Нат старался не упустить ни одной минуты, которую можно было провести с Дейзи, и миссис Мег, видя это, несколько смягчилась, хотя по-прежнему не сомневалась, что долгая разлука совершенно излечит обоих от их заслуживающей сожаления привязанности. Дейзи говорила мало, но, стоило лишь ей остаться одной, как ее нежное лицо становилось печальным, и несколько слезинок оросило платочки, на которых она так красиво вышила метки своими собственными волосами. Она была уверена, что Нат не забудет ее, а предстоящая жизнь без дорогого друга, который был ее постоянным спутником со времен «пирожков-куличиков» и доверительных бесед на старой иве, казалась довольно унылой. Она была дочерью, воспитанной в старых правилах, послушной и кроткой, с такой глубокой любовью и почтением к матери, что воля той становилась для Дейзи законом, и потому, если на любовь накладывался запрет, следовало удовлетвориться дружбой. Так что она хранила про себя свое маленькое горе, весело улыбалась Нату и старалась сделать последние дни его пребывания дома счастливыми, обеспечивая всем, чем могла, от разумных советов и ласковых слов до хорошо заполненного рабочего мешочка для его холостяцкого хозяйства и коробки с «вкусностями» для путешествия.
Том и Нэн уделяли все свободное от учебы время шумному веселью в Пламфильде в обществе старых друзей, так как Эмилю предстояло долгое плавание, Нат уезжал на неопределенный срок, а уж когда среди них снова появится Дэн, не знал никто. Они все, казалось, чувствовали, что их жизнь начинает обретать глубокий смысл, и даже среди веселья этих чудесных летних дней сознавали, что каждый из них уже не ребенок. Часто в паузах между забавами они беседовали очень серьезно о своих планах и надеждах, словно горячо хотели стать ближе и помочь друг другу, прежде чем судьба разведет их по разным дорогам.
Лишь несколько недель отдыха было у них, а затем «Бренда» уже стояла, готовая к выходу в море, Нату тоже предстояло отплыть из Нью-Йорка, а Дэн решил выехать из Пламфильда вместе с ним, чтобы проводить друга и поскорее начать воплощать в жизнь планы, роившиеся у него в голове. В честь путешественников на Парнасе давали прощальный бал, и все явились на него в лучших нарядах и самом веселом расположении духа. Приехали даже Джордж и Долли и привезли с собой последние моды и манеры Гарварда, сияя от гордости во фраках и «шапокляках», как Джози называла складные цилиндры, особый предмет гордости для их все еще мальчишеских сердец. Джек и Нед не появились, хотя прислали извинения и наилучшие пожелания, но никто не горевал из-за их отсутствия: они числились среди тех, кого миссис Джо называла своими «неудачами». Бедный Том, как всегда, попал в переделку: он облил голову каким-то на редкость пахучим лосьоном в тщетной попытке уложить свои непослушные тугие кудряшки в гладкую прическу, как того требовала мода. К несчастью, от этого все завитки его мятежной шевелюры только еще туже закрутились, а запах множества парикмахерских, несмотря на отчаянные усилия от него избавиться, казалось, пристал к бедняге навечно. Нэн не позволяла ему подходить к ней близко и, едва лишь он попадался ей на глаза, принималась энергично махать веером. Этим она ранила его в самое сердце, так что он чувствовал себя точно несчастная пери, изгнанная из рая[195]

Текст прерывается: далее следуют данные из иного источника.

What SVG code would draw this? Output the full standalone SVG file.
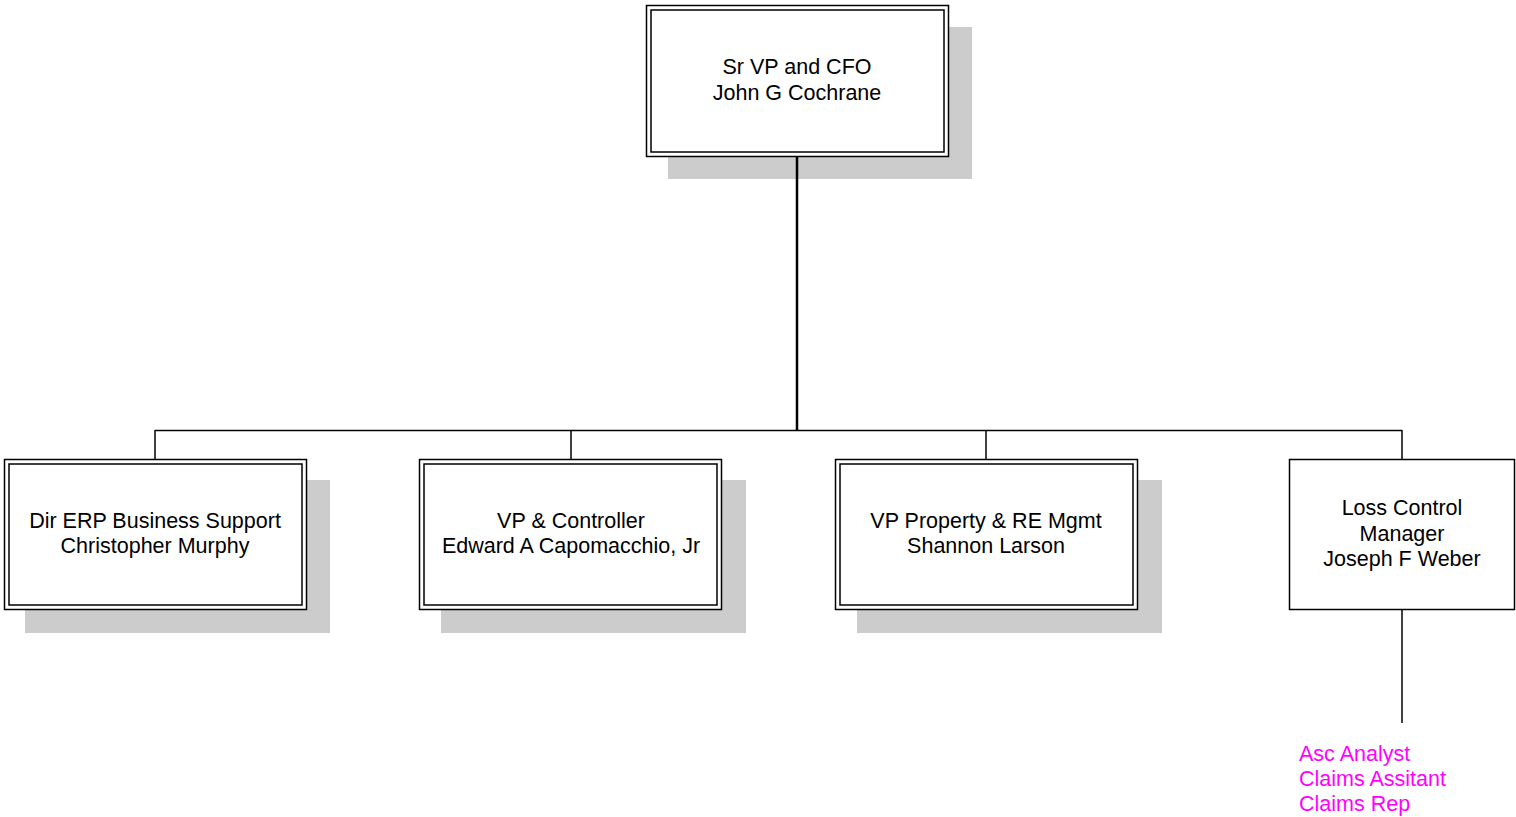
<svg xmlns="http://www.w3.org/2000/svg" width="1516" height="817" viewBox="0 0 1516 817">
<style>
.sh{fill:#cccccc}
.ob{fill:#fff;stroke:#000;stroke-width:1.5}
.ib{fill:none;stroke:#000;stroke-width:1.5}
.t{font-family:"Liberation Sans",Arial,sans-serif;font-size:21.5px;text-anchor:middle;fill:#000}
.m{font-family:"Liberation Sans",Arial,sans-serif;font-size:21.5px;fill:#ff00ff}
.c{stroke:#000;fill:none}
</style>
<rect width="1516" height="817" fill="#fff"/>
<g id="cfo">
<rect class="sh" x="668" y="27" width="304" height="152"/>
<rect class="ob" x="646.5" y="5.5" width="302" height="151"/>
<rect class="ib" x="651" y="10" width="293" height="142"/>
<text class="t" x="797" y="74">Sr VP and CFO</text>
<text class="t" x="797" y="100">John G Cochrane</text>
</g>
<g id="erp">
<rect class="sh" x="25" y="480" width="305" height="153"/>
<rect class="ob" x="4.5" y="459.5" width="302" height="150"/>
<rect class="ib" x="9" y="464" width="293" height="141"/>
<text class="t" x="155" y="528">Dir ERP Business Support</text>
<text class="t" x="155" y="553">Christopher Murphy</text>
</g>
<g id="controller">
<rect class="sh" x="441" y="480" width="305" height="153"/>
<rect class="ob" x="419.5" y="459.5" width="302" height="150"/>
<rect class="ib" x="424" y="464" width="293" height="141"/>
<text class="t" x="571" y="528">VP &amp; Controller</text>
<text class="t" x="571" y="553">Edward A Capomacchio, Jr</text>
</g>
<g id="property">
<rect class="sh" x="857" y="480" width="305" height="153"/>
<rect class="ob" x="835.5" y="459.5" width="302" height="150"/>
<rect class="ib" x="840" y="464" width="293" height="141"/>
<text class="t" x="986" y="528">VP Property &amp; RE Mgmt</text>
<text class="t" x="986" y="553">Shannon Larson</text>
</g>
<g id="losscontrol">
<rect class="ob" x="1289.5" y="459.5" width="225" height="150"/>
<text class="t" x="1402" y="515">Loss Control</text>
<text class="t" x="1402" y="541">Manager</text>
<text class="t" x="1402" y="566">Joseph F Weber</text>
</g>
<g id="staff">
<text class="m" x="1299" y="761">Asc Analyst</text>
<text class="m" x="1299" y="786">Claims Assitant</text>
<text class="m" x="1299" y="811">Claims Rep</text>
</g>
<g id="connectors">
<line class="c" x1="797" y1="156" x2="797" y2="431" stroke-width="2.5"/>
<line class="c" x1="155" y1="430.5" x2="1402" y2="430.5" stroke-width="1.5"/>
<line class="c" x1="155" y1="430" x2="155" y2="459" stroke-width="1.5"/>
<line class="c" x1="571" y1="430" x2="571" y2="459" stroke-width="1.5"/>
<line class="c" x1="986" y1="430" x2="986" y2="459" stroke-width="1.5"/>
<line class="c" x1="1402" y1="430" x2="1402" y2="459" stroke-width="1.5"/>
<line class="c" x1="1402" y1="609" x2="1402" y2="723" stroke-width="1.5"/>
</g>
</svg>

. Разумеется, все приятели насмехались над ним, и только неугасимая веселость натуры не давала страдальцу впасть в отчаяние.Эмиль выглядел великолепно в новой морской форме и танцевал с увлечением, на какое способны только моряки. Его лакированные бальные туфли, казалось, мелькали сразу везде, а его партнерши, стараясь выдержать заданный им темп, вскоре начинали ловить ртом воздух. Впрочем, все дружно объявили, что он ведет в танце «как ангел», и, несмотря на такую скорость, никто не споткнулся и не столкнулся с другими, так что Эмиль был совершенно счастлив и не имел недостатка в девушках, желающих пройтись с ним в танце.
Дэна, у которого не было фрака, уговорили надеть его мексиканский костюм. Чувствуя себя уверенно в брюках с множеством пуговок, свободном жакете и ярком высоком поясе, он небрежным жестом закинул на плечо свой плед и выглядел великолепно, производя большое впечатление на зрителей длинными шпорами, когда учил Джози необычным новым па или восхищенно выкатывал черные глаза, глядя вслед каким-нибудь белокурым девицам, с которыми не осмеливался заговорить.